> _Recorded data_:
****

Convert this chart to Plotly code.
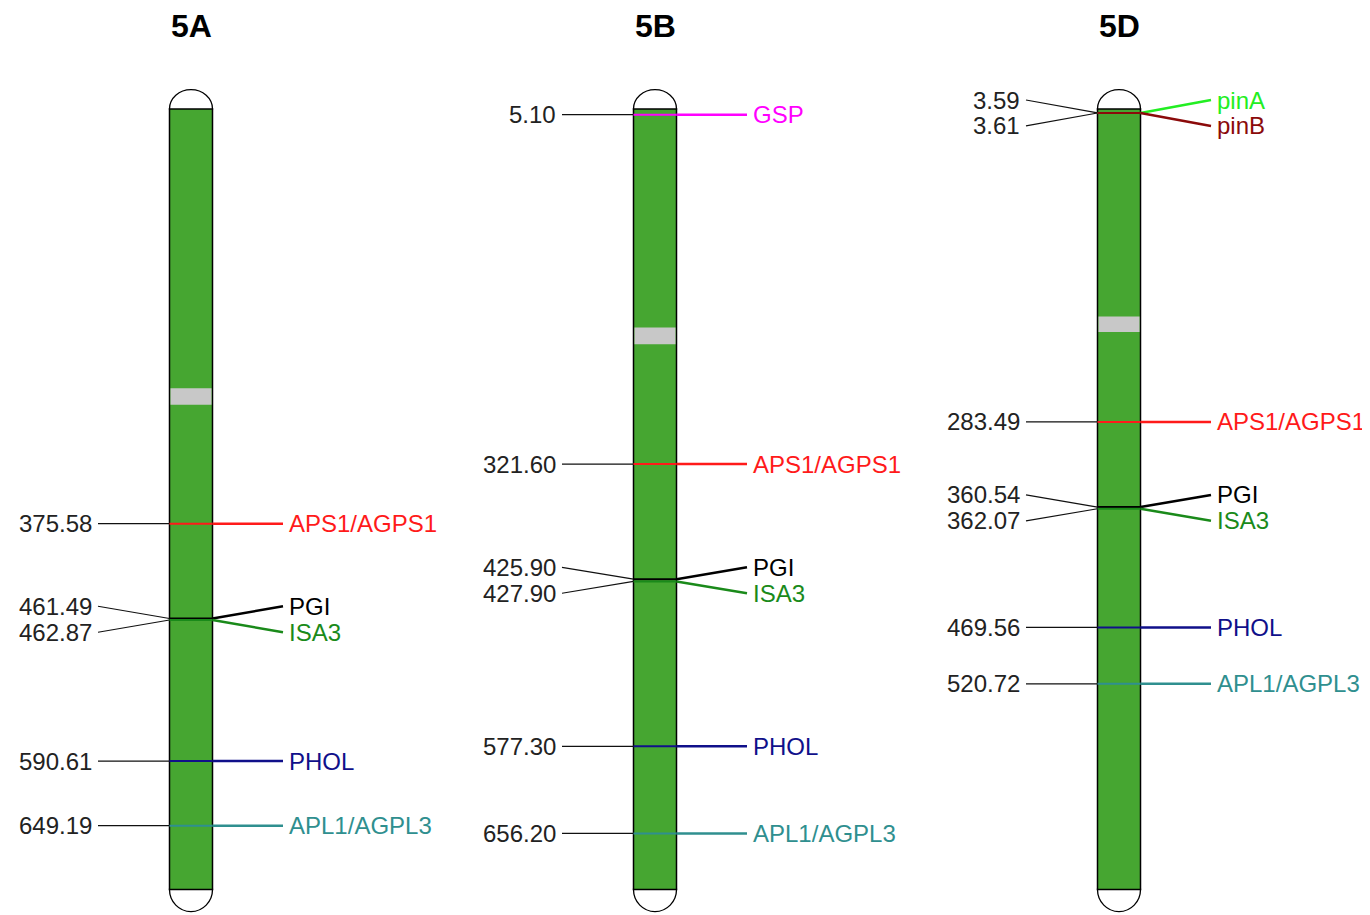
import plotly.graph_objects as go

# ---------------- data ----------------
chromosomes = ["5A", "5B", "5D"]
chrom_length = [707, 707, 707]          # Mb (drawn length)
cen_start = [253, 198, 188]             # centromere band start (Mb)
cen_end = [268, 213, 202]               # centromere band end (Mb)

genes_5A = ["APS1/AGPS1", "PGI", "ISA3", "PHOL", "APL1/AGPL3"]
pos_5A = [375.58, 461.49, 462.87, 590.61, 649.19]

genes_5B = ["GSP", "APS1/AGPS1", "PGI", "ISA3", "PHOL", "APL1/AGPL3"]
pos_5B = [5.10, 321.60, 425.90, 427.90, 577.30, 656.20]

genes_5D = ["pinA", "pinB", "APS1/AGPS1", "PGI", "ISA3", "PHOL", "APL1/AGPL3"]
pos_5D = [3.59, 3.61, 283.49, 360.54, 362.07, 469.56, 520.72]

gene_colors = {
    "APS1/AGPS1": "#ff1a1a",
    "PGI": "#000000",
    "ISA3": "#1a8a1a",
    "PHOL": "#10108a",
    "APL1/AGPL3": "#2f8f8f",
    "GSP": "#ff00ff",
    "pinA": "#22ee22",
    "pinB": "#8b0a0a",
}

all_genes = [genes_5A, genes_5B, genes_5D]
all_pos = [pos_5A, pos_5B, pos_5D]

# ---------------- layout constants ----------------
PAGE_OFF = 8                      # default body margin of the html page
W, H = 1370 - PAGE_OFF, 915 - PAGE_OFF
PX_PER_MB = 1.104
TOP_PX = 109 - PAGE_OFF
X0, DX = 191, 464
HALF = 21.5
LINE_L = 93
LINE_R = 92
TEXT_GAP_L = 97
TEXT_GAP_R = 96
LABEL_GAP = 23.5
GREEN = "#46a631"
FONT = "Liberation Sans, Arial, sans-serif"

y_top = -TOP_PX / PX_PER_MB
y_bot = y_top + H / PX_PER_MB


def spread(pos, gap=LABEL_GAP):
    order = sorted(range(len(pos)), key=lambda i: pos[i])
    groups, cur = [], [order[0]]
    for i in order[1:]:
        if pos[i] - pos[cur[-1]] < gap:
            cur.append(i)
        else:
            groups.append(cur)
            cur = [i]
    groups.append(cur)
    lab = [0.0] * len(pos)
    for g in groups:
        m = sum(pos[i] for i in g) / len(g)
        n = len(g)
        for k, i in enumerate(g):
            lab[i] = m + (k - (n - 1) / 2) * gap
    return lab


fig = go.Figure()
shapes = []
annotations = []

for ci, name in enumerate(chromosomes):
    cx = X0 + DX * ci
    L = chrom_length[ci]
    xl, xr = cx - HALF, cx + HALF
    # caps
    shapes.append(dict(type="circle", xref="x", yref="y", x0=xl, x1=xr,
                       y0=-17.5, y1=17.5, fillcolor="white",
                       line=dict(color="black", width=1.3), layer="below"))
    shapes.append(dict(type="circle", xref="x", yref="y", x0=xl, x1=xr,
                       y0=L - 20, y1=L + 20, fillcolor="white",
                       line=dict(color="black", width=1.3), layer="below"))
    # body
    shapes.append(dict(type="rect", xref="x", yref="y", x0=xl, x1=xr,
                       y0=0, y1=L, fillcolor=GREEN,
                       line=dict(color="black", width=1.5), layer="below"))
    # centromere
    shapes.append(dict(type="rect", xref="x", yref="y", x0=xl + 1, x1=xr - 1,
                       y0=cen_start[ci], y1=cen_end[ci], fillcolor="#c8c8c8",
                       line=dict(width=0), layer="below"))
    # title
    annotations.append(dict(x=cx, y=y_top + (26 - PAGE_OFF) / PX_PER_MB,
                            xref="x", yref="y",
                            text=name, showarrow=False, xanchor="center",
                            yanchor="middle",
                            font=dict(family=FONT, size=32, color="black",
                                      weight=700)))

    genes = all_genes[ci]
    pos = all_pos[ci]
    lab = spread(pos)
    for gi, g in enumerate(genes):
        col = gene_colors[g]
        p = pos[gi]
        ly = lab[gi]
        # left connector (black)
        fig.add_trace(go.Scatter(x=[cx - LINE_L, xl], y=[ly, p], mode="lines",
                                 line=dict(color="#111111", width=1.2),
                                 hoverinfo="skip", showlegend=False))
        # across chromosome
        fig.add_trace(go.Scatter(x=[xl, xr], y=[p, p], mode="lines",
                                 line=dict(color=col, width=2),
                                 hoverinfo="skip", showlegend=False))
        # right connector (coloured)
        fig.add_trace(go.Scatter(x=[xr, cx + LINE_R], y=[p, ly], mode="lines",
                                 line=dict(color=col, width=2.5),
                                 hoverinfo="skip", showlegend=False))
        annotations.append(dict(x=cx - TEXT_GAP_L, y=ly, xref="x", yref="y",
                                text=f"{p:.2f}", showarrow=False,
                                xanchor="right", yanchor="middle",
                                font=dict(family=FONT, size=24, color="#222222")))
        annotations.append(dict(x=cx + TEXT_GAP_R, y=ly, xref="x", yref="y",
                                text=g, showarrow=False,
                                xanchor="left", yanchor="middle",
                                font=dict(family=FONT, size=24, color=col)))

fig.update_layout(
    width=W, height=H,
    margin=dict(l=0, r=0, t=0, b=0),
    paper_bgcolor="white", plot_bgcolor="white",
    shapes=shapes, annotations=annotations,
    showlegend=False,
    xaxis=dict(range=[PAGE_OFF, PAGE_OFF + W], visible=False, fixedrange=True),
    yaxis=dict(range=[y_bot, y_top], visible=False, fixedrange=True),
)

fig.write_html("out.html")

****

> _Stated problem_:
Leave out any pictures and return exactly the lines from the beginning of the data through the line with "import plotly.graph_objects as go", inclusive.

> _Finished exercise_:
Convert this chart to Plotly code.
import plotly.graph_objects as go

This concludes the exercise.